While the administration is blocking U.S. mines, it’s driving up demand for minerals with tax incentives and subsidies.
A new report by S&P Global predicts that the IRA will create serious supply shortages of critical minerals.
The demand for lithium will be 15% higher by 2035, according to the report. Nickel demand will be 14% higher, cobalt demand will be 13% higher, and copper demand will be 12% higher.
If the IRA’s requirements are realized, the report estimates that lithium demand will be sufficiently supplied domestically, and copper has great potential. Nickel and cobalt will be more difficult.
However, according to the report, “lengthy and complicated regulatory and permitting processes along with litigation risks inhibit the development of this endowment and, more broadly, mineral development in the United States.”
David Blackmon, a longtime energy analyst and author of “Energy Absurdities,” told Cowboy State Daily that proponents of the IRA gave some consideration to these supply chain problems in constructing the bill.
“But the reality is that there’s never an adequate amount of real thought that goes into any regulations related to energy in Washington,” Blackmon said.
Writing in Forbes, Blackmon said he’s talked to a half dozen CEOs of technology companies who doubt the availability of critical minerals to support their ventures. Blackmon said the problem was developing well before the IRA.
“Since the Trump administration, we’ve been headed for a train wreck,” he said.
He said the problem is that policymakers don’t know a lot about the industries, but they are picking who the winners and losers will be.
“They rely on activists and lobbyists who reinforce their preconceived notions,” Blackmon said.
The lawmakers get input from the National Resource Defence Council, as well as nuclear, petroleum and renewable energy lobbyists.
The end result, he said, is a “conglomeration of subsidies for a lot of different things, but there’s no real plan.”
When supply can’t meet demand, prices rise. This means the energy transition, which is expected to carry an enormous price tag, is going to get a lot more expensive.
Lithium prices are up seven-fold from what they were two years ago, Blackmon said, which is the one the S&P report is least worried about.
This rise in price could be a boon for the CK Gold Project, a copper and gold mine planned west of Cheyenne. The project is on state and private land, so it won’t have to go through the federal government.
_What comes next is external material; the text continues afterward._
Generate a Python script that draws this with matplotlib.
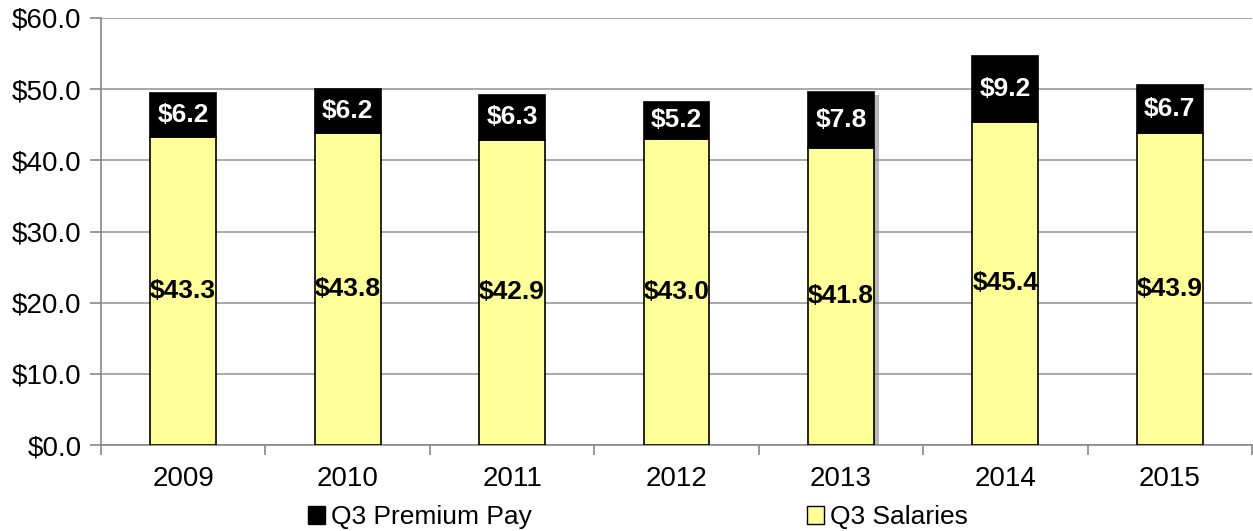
import matplotlib
matplotlib.use("Agg")
import matplotlib.pyplot as plt
from matplotlib.patches import Patch
import matplotlib.patheffects as pe

years = ["2009", "2010", "2011", "2012", "2013", "2014", "2015"]
salaries = [43.3, 43.8, 42.9, 43.0, 41.8, 45.4, 43.9]
premium = [6.2, 6.2, 6.3, 5.2, 7.8, 9.2, 6.7]
yticks = [0, 10, 20, 30, 40, 50, 60]

plt.rcParams['font.family'] = ['Liberation Sans', 'DejaVu Sans']

fig = plt.figure(figsize=(12.53, 5.31), dpi=100)
ax = fig.add_axes([101/1253, 1-445/531, 1151/1253, 427/531])

x = list(range(len(years)))
w = 0.4
totals = [s + p for s, p in zip(salaries, premium)]

# soft shadow behind the 2013 bar (shadow only)
shadow = ax.bar([x[4]], [totals[4]], w, color="white", linewidth=0, zorder=2.5)
for b in shadow:
    b.set_path_effects([pe.SimplePatchShadow(offset=(4, -2), shadow_rgbFace="gray", alpha=0.55)])

sal_bars = ax.bar(x, salaries, w, color="#FFFF99", edgecolor="black", linewidth=1.2, zorder=3)
prem_bars = ax.bar(x, premium, w, bottom=salaries, color="black", edgecolor="black", linewidth=1.2, zorder=3)

for i in x:
    ax.text(i, salaries[i] / 2, f"${salaries[i]:.1f}", ha="center", va="center",
            fontsize=19, fontweight="bold", color="black", zorder=5)
    ax.text(i, salaries[i] + premium[i] / 2, f"${premium[i]:.1f}", ha="center", va="center",
            fontsize=19, fontweight="bold", color="white", zorder=5)

ax.set_xlim(-0.5, len(years) - 0.5)
ax.set_ylim(0, 60)
ax.set_yticks(yticks)
ax.set_yticklabels([f"${v:.1f}" for v in yticks], fontsize=20)
ax.set_xticks(x)
ax.set_xticklabels(years, fontsize=20)
ax.set_xticks([i + 0.5 for i in range(-1, len(years))], minor=True)
ax.tick_params(axis="x", which="major", length=0, pad=15)
ax.tick_params(axis="x", which="minor", length=7, color="#888888", width=1.2)
ax.tick_params(axis="y", length=8, color="#888888", width=1.2, pad=6)

ax.grid(axis="y", color="#999999", linewidth=1.2, zorder=0)
for s in ["top", "right"]:
    ax.spines[s].set_visible(False)
for s in ["left", "bottom"]:
    ax.spines[s].set_color("#888888")
    ax.spines[s].set_linewidth(1.2)

handles = [Patch(facecolor="black", edgecolor="black", label="Q3 Premium Pay"),
           Patch(facecolor="#FFFF99", edgecolor="black", label="Q3 Salaries")]
fig.legend(handles=handles, loc="center", bbox_to_anchor=(638/1253, 1-517/531), ncol=2,
           frameon=False, fontsize=19, handlelength=0.65, handleheight=0.65,
           handletextpad=0.25, columnspacing=10.4, borderpad=0)

fig.savefig("out.png", dpi=100)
However, the total potential mineral it could produce is fairly small, so it won’t satisfy the expected future demand.
Whitbeck said that most mines in the U.S. will not get the permits they need, no matter how badly the country needs minerals.
“The Biden administration doesn’t care if the lands are federal, state or even privately-held. They’ve refused to process permits, used bureaucratic shenanigans to delay projects, and even invoked an EPA pre-emptive veto on a mine in Alaska that’s entirely on state lands,” Whitbeck said.
Ultimately to meet the goals of the energy transition as laid out in the IRA, the U.S. will be dependent on foreign countries, particularly China.
“We’re going to end up subservient to China for our energy security needs,” Blackmon said.
The Power The Future report says that this problem doesn’t seem to faze the Biden administration. Biden’s Department of Energy conditionally approved a $200 million grant that went to Microvast, a lithium-ion battery company that primarily operates in China, under the Infrastructure Investment and Jobs Act, another massive spending bill.
Sen. John Barrasso, R-Wyoming, took the department to task for the funding, and the funding wasn’t granted.
However, with the path the IRA is taking the U.S., the nation will be buying plenty of what China produces.
“While Team Biden delays, China builds, mines and strengthens its chokehold on the rest of the world when it comes to ‘green’ energy supply chains,” Whitbeck said.